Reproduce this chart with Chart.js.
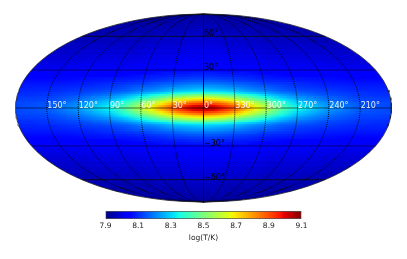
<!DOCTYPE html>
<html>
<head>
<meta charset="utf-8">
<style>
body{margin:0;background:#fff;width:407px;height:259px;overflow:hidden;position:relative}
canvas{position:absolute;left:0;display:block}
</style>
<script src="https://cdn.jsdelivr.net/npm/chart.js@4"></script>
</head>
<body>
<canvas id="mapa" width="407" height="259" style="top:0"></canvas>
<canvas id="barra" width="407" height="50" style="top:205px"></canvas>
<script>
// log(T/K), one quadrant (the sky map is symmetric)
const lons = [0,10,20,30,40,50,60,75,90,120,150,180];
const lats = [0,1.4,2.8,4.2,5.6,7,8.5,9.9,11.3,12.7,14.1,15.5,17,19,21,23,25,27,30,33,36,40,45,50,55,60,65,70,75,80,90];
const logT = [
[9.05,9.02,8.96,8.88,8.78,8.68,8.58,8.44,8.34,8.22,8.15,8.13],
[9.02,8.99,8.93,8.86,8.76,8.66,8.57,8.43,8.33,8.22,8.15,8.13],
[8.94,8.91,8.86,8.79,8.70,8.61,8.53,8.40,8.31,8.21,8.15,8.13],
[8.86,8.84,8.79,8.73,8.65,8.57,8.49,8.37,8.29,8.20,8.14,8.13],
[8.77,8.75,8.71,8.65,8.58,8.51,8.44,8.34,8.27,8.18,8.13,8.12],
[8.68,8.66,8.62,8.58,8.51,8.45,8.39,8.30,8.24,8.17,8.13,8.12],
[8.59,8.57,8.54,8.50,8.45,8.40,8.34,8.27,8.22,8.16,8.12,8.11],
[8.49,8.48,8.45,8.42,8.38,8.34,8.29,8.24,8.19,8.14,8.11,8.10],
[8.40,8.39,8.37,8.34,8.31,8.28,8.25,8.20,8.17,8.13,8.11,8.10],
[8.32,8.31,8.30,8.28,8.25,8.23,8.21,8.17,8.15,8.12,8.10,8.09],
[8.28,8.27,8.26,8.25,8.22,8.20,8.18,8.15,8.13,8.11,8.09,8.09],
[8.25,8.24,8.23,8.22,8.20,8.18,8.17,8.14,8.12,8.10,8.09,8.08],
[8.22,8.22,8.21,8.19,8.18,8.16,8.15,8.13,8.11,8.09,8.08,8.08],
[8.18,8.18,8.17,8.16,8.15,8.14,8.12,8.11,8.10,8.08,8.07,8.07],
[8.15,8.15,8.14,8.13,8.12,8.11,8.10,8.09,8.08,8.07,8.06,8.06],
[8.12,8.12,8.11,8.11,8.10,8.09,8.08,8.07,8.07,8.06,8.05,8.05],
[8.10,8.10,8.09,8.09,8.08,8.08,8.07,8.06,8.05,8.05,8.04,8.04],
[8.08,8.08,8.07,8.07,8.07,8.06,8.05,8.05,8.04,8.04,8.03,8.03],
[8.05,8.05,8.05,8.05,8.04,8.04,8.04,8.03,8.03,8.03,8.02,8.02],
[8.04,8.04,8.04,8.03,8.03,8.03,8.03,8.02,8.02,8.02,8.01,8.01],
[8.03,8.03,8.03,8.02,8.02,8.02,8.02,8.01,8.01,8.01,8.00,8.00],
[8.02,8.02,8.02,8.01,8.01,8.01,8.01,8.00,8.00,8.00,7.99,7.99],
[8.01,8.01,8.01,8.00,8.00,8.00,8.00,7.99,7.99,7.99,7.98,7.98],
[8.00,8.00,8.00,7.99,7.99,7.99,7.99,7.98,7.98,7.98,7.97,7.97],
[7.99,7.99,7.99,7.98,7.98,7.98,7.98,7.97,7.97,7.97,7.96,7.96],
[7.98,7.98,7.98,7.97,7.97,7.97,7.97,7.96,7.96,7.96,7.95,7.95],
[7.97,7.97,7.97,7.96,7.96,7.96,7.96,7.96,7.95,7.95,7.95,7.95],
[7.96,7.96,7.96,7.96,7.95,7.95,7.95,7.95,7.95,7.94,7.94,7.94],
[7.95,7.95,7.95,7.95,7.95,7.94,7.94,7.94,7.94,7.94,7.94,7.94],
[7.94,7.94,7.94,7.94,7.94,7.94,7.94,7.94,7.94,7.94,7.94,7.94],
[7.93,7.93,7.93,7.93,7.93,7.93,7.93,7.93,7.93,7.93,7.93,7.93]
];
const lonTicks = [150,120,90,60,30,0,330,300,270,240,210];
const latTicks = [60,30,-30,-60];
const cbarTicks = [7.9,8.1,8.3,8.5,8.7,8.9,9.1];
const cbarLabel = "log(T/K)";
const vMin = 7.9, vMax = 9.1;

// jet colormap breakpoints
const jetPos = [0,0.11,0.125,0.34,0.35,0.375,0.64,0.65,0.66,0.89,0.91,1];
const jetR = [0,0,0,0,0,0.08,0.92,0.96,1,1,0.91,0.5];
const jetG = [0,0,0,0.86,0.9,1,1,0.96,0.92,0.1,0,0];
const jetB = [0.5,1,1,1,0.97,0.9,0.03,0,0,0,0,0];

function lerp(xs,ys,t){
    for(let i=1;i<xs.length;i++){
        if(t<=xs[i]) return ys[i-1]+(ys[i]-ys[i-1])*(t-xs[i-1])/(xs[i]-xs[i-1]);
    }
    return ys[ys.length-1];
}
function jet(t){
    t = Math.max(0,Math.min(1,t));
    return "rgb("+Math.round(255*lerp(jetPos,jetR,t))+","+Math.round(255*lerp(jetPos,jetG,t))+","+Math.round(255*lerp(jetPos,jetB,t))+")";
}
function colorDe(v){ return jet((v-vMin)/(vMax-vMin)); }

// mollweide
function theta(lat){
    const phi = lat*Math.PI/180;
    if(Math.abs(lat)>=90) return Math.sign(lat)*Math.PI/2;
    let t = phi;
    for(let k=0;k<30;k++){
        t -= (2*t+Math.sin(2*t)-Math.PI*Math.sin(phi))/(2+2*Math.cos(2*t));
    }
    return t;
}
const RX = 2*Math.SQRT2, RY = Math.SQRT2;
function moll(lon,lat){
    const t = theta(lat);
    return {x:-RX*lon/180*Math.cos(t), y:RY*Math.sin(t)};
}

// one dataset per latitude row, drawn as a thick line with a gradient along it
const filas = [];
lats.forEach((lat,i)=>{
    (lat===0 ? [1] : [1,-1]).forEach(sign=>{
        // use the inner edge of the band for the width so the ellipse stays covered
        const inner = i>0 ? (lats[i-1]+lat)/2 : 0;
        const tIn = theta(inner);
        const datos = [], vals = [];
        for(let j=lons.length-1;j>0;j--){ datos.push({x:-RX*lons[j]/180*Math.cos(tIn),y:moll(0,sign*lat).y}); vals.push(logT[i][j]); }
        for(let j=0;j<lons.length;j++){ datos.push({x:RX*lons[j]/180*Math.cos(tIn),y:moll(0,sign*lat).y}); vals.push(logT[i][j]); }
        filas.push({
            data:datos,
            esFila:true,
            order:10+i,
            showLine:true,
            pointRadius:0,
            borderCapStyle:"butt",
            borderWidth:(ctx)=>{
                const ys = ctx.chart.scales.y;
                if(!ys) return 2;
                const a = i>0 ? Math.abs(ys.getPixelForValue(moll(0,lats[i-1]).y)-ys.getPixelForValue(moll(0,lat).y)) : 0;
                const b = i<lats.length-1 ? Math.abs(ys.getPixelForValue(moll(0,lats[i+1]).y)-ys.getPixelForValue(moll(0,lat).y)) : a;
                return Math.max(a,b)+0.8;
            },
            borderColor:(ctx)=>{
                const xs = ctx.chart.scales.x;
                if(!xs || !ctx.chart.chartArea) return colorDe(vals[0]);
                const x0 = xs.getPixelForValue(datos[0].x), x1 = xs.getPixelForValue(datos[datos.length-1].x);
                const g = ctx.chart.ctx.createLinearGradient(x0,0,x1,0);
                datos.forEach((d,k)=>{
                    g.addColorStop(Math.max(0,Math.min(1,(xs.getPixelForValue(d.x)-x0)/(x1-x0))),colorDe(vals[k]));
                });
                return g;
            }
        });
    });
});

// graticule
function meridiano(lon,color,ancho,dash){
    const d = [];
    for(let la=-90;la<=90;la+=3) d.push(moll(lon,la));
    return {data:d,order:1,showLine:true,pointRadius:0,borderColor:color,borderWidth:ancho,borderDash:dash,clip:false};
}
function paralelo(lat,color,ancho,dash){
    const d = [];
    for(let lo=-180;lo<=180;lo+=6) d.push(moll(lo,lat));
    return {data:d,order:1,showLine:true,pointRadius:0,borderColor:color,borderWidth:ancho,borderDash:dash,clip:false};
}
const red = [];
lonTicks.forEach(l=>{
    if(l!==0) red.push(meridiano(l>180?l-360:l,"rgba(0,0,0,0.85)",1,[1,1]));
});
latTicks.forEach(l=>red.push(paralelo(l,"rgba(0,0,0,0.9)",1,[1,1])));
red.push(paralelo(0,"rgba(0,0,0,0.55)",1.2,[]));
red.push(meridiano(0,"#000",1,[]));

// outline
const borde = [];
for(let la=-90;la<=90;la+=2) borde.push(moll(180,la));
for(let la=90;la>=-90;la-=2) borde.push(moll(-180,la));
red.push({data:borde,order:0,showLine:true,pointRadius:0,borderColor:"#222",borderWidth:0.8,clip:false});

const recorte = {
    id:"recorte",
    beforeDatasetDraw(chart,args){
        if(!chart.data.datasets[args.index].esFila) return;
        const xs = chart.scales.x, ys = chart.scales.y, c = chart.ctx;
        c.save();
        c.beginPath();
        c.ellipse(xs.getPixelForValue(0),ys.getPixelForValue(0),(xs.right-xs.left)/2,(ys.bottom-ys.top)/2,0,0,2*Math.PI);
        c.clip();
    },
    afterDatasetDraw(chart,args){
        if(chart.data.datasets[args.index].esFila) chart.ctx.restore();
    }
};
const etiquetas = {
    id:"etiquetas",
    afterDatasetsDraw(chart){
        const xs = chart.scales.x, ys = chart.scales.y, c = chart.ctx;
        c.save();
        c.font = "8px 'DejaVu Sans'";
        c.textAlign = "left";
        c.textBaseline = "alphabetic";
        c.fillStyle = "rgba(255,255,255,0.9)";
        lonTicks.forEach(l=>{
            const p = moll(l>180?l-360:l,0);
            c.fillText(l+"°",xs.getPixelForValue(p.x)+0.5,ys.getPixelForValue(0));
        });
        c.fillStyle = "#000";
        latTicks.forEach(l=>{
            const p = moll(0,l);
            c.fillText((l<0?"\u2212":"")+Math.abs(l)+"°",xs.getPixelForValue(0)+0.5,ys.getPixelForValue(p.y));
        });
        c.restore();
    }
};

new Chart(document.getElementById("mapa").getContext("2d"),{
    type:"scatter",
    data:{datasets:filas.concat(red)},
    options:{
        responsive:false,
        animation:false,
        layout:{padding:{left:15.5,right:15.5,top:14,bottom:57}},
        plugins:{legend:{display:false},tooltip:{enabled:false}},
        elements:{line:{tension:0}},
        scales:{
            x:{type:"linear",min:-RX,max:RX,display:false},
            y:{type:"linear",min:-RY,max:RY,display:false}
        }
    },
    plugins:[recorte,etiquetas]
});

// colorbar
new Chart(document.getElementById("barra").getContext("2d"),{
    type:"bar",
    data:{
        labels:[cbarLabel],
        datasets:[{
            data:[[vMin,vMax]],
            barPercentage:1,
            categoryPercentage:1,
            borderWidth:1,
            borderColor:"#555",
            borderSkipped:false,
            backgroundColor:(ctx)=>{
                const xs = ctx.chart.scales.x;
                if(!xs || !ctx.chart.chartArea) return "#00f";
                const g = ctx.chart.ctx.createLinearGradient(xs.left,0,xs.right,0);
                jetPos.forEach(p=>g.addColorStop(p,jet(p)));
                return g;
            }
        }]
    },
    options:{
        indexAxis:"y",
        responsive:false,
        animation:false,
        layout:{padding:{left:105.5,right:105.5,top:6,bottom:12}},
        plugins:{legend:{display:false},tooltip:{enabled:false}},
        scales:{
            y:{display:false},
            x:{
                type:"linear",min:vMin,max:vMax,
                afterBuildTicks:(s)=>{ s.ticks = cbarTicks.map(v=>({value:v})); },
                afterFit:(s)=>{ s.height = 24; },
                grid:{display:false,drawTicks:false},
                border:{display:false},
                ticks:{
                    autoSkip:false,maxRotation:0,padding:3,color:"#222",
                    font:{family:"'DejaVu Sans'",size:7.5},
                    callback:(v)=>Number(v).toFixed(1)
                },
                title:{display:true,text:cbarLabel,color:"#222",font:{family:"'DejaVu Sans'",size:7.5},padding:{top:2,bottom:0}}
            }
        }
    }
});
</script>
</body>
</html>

════════

§ **What is expected**
Copy out each line of the data containing the string "with".

§ **Answer for the task**
Reproduce this chart with Chart.js.
// one dataset per latitude row, drawn as a thick line with a gradient along it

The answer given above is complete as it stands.